Repeat, please, only the lines from the top of the data down to the line with "wct_crossing = 105.03"; include both of those lines.

● ● ● ●

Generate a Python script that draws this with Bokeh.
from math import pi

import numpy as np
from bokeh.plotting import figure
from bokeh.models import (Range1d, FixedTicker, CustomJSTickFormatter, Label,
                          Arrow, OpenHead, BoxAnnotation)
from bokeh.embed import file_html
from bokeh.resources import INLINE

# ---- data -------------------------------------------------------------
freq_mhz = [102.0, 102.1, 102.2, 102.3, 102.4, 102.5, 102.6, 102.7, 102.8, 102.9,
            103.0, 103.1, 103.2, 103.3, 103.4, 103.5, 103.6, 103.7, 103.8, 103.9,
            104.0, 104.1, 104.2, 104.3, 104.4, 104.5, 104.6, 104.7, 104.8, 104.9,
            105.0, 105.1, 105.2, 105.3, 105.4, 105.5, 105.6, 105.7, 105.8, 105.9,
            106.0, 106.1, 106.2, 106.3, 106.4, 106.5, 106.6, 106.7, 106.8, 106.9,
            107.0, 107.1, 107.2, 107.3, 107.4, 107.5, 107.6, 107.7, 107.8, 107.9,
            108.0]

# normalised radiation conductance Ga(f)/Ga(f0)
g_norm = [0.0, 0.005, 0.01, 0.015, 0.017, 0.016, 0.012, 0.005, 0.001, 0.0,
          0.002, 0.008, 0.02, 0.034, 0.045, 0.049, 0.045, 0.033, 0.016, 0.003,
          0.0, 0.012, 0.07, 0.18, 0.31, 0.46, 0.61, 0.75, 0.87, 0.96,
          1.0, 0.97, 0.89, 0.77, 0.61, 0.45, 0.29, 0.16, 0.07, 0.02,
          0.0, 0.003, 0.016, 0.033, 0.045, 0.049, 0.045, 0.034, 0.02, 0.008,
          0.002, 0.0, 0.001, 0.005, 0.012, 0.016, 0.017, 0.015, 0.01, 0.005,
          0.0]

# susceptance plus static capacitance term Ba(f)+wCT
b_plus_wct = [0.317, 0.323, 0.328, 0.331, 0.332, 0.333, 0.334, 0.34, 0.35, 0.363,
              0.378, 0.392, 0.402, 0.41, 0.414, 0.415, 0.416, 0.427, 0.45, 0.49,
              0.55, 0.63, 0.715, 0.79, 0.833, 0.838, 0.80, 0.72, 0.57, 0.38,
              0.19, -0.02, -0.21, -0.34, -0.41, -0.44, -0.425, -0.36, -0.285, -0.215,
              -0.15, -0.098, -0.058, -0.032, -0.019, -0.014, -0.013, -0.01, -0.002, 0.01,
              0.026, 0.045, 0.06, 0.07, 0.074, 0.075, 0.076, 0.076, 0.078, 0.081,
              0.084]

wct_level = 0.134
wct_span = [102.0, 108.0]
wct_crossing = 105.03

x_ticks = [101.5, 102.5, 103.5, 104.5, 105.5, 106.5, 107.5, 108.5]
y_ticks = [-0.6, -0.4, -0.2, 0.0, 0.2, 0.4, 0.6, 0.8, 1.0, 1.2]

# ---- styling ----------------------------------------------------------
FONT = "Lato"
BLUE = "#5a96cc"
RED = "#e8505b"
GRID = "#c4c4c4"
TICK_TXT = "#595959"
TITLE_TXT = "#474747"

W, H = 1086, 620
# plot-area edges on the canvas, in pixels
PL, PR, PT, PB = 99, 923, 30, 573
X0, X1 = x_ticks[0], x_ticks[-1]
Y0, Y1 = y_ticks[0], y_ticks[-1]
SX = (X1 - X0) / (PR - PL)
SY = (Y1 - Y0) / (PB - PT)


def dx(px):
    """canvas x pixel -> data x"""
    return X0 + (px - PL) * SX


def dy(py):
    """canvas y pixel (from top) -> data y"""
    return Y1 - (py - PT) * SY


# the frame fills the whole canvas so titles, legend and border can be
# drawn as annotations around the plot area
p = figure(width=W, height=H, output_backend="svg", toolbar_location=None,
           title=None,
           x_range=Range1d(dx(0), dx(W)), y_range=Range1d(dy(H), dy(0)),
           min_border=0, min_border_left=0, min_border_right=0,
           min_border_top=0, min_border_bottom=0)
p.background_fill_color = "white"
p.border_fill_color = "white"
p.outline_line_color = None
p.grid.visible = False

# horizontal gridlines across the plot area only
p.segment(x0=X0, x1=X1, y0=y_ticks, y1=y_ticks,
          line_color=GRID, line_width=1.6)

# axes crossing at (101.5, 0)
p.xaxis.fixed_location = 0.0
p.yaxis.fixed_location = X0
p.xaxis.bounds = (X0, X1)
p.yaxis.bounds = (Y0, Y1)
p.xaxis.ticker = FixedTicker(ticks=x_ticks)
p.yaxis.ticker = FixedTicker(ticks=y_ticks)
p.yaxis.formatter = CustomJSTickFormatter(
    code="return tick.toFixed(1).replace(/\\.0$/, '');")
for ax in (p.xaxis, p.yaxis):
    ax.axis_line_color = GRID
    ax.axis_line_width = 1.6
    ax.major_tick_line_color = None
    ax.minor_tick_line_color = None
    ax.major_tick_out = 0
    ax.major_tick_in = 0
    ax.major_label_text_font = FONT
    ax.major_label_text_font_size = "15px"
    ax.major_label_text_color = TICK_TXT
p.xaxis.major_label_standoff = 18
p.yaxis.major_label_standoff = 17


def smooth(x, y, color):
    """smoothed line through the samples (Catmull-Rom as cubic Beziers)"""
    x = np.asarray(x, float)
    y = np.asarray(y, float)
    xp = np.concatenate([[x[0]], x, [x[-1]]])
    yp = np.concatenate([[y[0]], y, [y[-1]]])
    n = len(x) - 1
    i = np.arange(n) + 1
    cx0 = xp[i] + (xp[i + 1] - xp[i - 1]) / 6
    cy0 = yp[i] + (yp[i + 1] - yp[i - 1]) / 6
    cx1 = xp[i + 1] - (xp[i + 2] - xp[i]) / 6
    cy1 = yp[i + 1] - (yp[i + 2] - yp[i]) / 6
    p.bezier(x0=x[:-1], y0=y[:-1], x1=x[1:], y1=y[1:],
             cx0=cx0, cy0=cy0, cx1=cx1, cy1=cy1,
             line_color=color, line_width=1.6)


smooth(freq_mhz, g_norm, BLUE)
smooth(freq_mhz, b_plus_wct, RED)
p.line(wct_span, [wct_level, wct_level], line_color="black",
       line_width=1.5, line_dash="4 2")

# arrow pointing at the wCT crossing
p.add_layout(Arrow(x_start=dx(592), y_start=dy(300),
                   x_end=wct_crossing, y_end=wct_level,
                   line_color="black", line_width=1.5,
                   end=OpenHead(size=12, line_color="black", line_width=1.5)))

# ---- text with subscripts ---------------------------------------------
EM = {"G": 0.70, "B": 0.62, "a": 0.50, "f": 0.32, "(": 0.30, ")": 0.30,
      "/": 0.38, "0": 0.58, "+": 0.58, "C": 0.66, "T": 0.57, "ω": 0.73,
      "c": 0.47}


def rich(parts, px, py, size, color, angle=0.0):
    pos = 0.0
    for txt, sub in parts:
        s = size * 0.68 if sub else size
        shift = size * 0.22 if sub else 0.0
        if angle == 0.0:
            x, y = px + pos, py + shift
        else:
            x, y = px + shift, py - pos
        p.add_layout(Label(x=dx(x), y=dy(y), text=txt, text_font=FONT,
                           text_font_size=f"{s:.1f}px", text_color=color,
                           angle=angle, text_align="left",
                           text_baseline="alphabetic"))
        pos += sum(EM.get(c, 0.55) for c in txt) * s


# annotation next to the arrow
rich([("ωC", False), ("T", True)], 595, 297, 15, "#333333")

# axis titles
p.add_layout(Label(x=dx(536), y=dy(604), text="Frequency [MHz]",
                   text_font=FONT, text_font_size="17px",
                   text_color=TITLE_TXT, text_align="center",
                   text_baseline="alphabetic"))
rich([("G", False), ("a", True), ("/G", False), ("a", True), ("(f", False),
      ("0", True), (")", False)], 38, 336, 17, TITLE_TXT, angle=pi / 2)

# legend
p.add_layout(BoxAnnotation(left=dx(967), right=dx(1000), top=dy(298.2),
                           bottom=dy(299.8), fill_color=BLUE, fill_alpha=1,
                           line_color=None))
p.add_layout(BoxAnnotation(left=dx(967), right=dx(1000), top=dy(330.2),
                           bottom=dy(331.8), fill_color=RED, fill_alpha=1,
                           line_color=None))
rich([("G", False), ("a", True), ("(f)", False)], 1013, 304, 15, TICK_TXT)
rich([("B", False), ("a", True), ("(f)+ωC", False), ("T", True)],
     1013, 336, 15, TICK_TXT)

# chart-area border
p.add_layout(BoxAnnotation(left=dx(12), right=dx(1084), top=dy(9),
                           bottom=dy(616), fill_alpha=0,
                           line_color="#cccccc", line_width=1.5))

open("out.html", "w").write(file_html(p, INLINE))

● ● ● ●

=== Task result ===
Generate a Python script that draws this with Bokeh.
from math import pi

import numpy as np
from bokeh.plotting import figure
from bokeh.models import (Range1d, FixedTicker, CustomJSTickFormatter, Label,
                          Arrow, OpenHead, BoxAnnotation)
from bokeh.embed import file_html
from bokeh.resources import INLINE

# ---- data -------------------------------------------------------------
freq_mhz = [102.0, 102.1, 102.2, 102.3, 102.4, 102.5, 102.6, 102.7, 102.8, 102.9,
            103.0, 103.1, 103.2, 103.3, 103.4, 103.5, 103.6, 103.7, 103.8, 103.9,
            104.0, 104.1, 104.2, 104.3, 104.4, 104.5, 104.6, 104.7, 104.8, 104.9,
            105.0, 105.1, 105.2, 105.3, 105.4, 105.5, 105.6, 105.7, 105.8, 105.9,
            106.0, 106.1, 106.2, 106.3, 106.4, 106.5, 106.6, 106.7, 106.8, 106.9,
            107.0, 107.1, 107.2, 107.3, 107.4, 107.5, 107.6, 107.7, 107.8, 107.9,
            108.0]

# normalised radiation conductance Ga(f)/Ga(f0)
g_norm = [0.0, 0.005, 0.01, 0.015, 0.017, 0.016, 0.012, 0.005, 0.001, 0.0,
          0.002, 0.008, 0.02, 0.034, 0.045, 0.049, 0.045, 0.033, 0.016, 0.003,
          0.0, 0.012, 0.07, 0.18, 0.31, 0.46, 0.61, 0.75, 0.87, 0.96,
          1.0, 0.97, 0.89, 0.77, 0.61, 0.45, 0.29, 0.16, 0.07, 0.02,
          0.0, 0.003, 0.016, 0.033, 0.045, 0.049, 0.045, 0.034, 0.02, 0.008,
          0.002, 0.0, 0.001, 0.005, 0.012, 0.016, 0.017, 0.015, 0.01, 0.005,
          0.0]

# susceptance plus static capacitance term Ba(f)+wCT
b_plus_wct = [0.317, 0.323, 0.328, 0.331, 0.332, 0.333, 0.334, 0.34, 0.35, 0.363,
              0.378, 0.392, 0.402, 0.41, 0.414, 0.415, 0.416, 0.427, 0.45, 0.49,
              0.55, 0.63, 0.715, 0.79, 0.833, 0.838, 0.80, 0.72, 0.57, 0.38,
              0.19, -0.02, -0.21, -0.34, -0.41, -0.44, -0.425, -0.36, -0.285, -0.215,
              -0.15, -0.098, -0.058, -0.032, -0.019, -0.014, -0.013, -0.01, -0.002, 0.01,
              0.026, 0.045, 0.06, 0.07, 0.074, 0.075, 0.076, 0.076, 0.078, 0.081,
              0.084]

wct_level = 0.134
wct_span = [102.0, 108.0]
wct_crossing = 105.03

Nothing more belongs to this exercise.